As for the fight on keeping coins off of the market? Rami admits that while they are doing what they can without alienating their base, he gave a grave warning “right now, we are losing [the fight against scam coins] and we will continue to lose, unfortunately. It's an unwinnable fight[.]”
Later conversations in the IRC chat channel show that the creators are open to expanding their bug bounty to also include finding scam coins, but that program isn't in the works yet if it comes out at all.
There is hope for those that find themselves holding a digital bag full of worthless USBcoins. The developer of Rubycoin has decided to work on hardforking the USBcoin blockchain to before the scam took place. The USBcoin source code was deleted from GitHub by the creator in an attempt to cover up his actions. However, the Rubycoin developer managed to find someone on the bittrex IRC channel who had a copy. If he can do his work fast enough, there may be a chance to save the coin. He stressed that he is focused on Rubycoin development and is not taking over USBcoin, he simply felt bad for the community and decided to do what he can to help. When asked what people can do to support his efforts, he asked that rather than give donations, anyone looking to reward him for his work should instead support Rubycoin.

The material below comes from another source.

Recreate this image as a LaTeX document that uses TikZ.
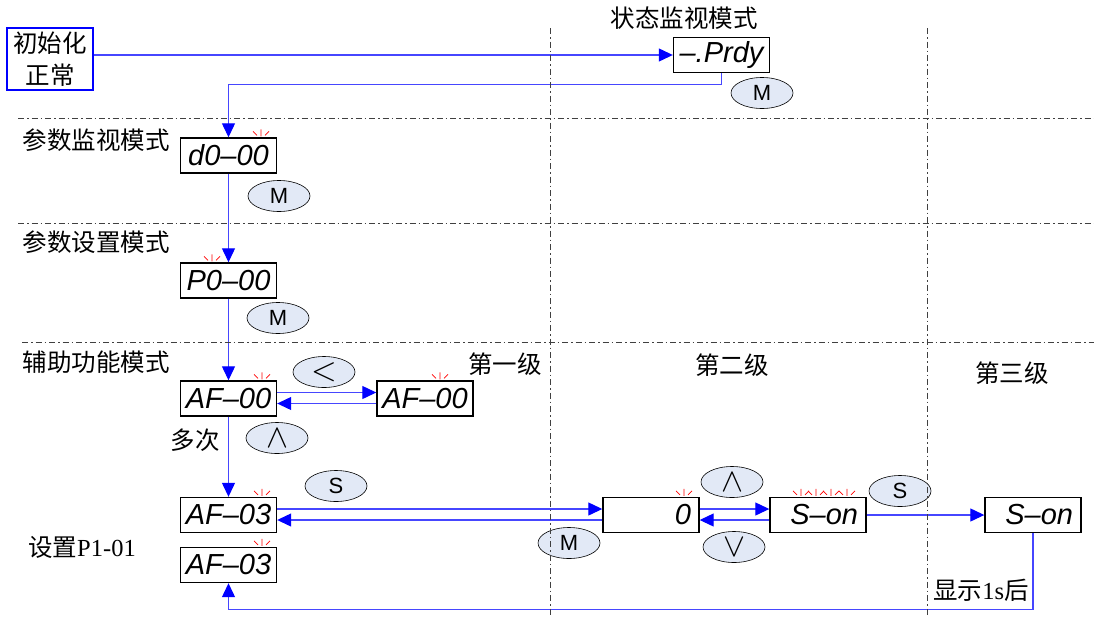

Even if successful, USBcoin's value will likely remain in the basement for the time being, and the money stolen out of the Bittrex exchange will still be missing. There is no way to get the BTC stolen from the exchange back. Because of that, Bittrex may be hesitant to reopen its USBcoin exchange even once it is running legitimately. It will however, at least restore the blockchain to a valid record and would give early investors at least a chance of having their coins regaining some value in the future. The coin did gain what popularity it did have for a reason and if enough time passes after the scam, it could recover some value with a dedicated community.
We will have more as it becomes available.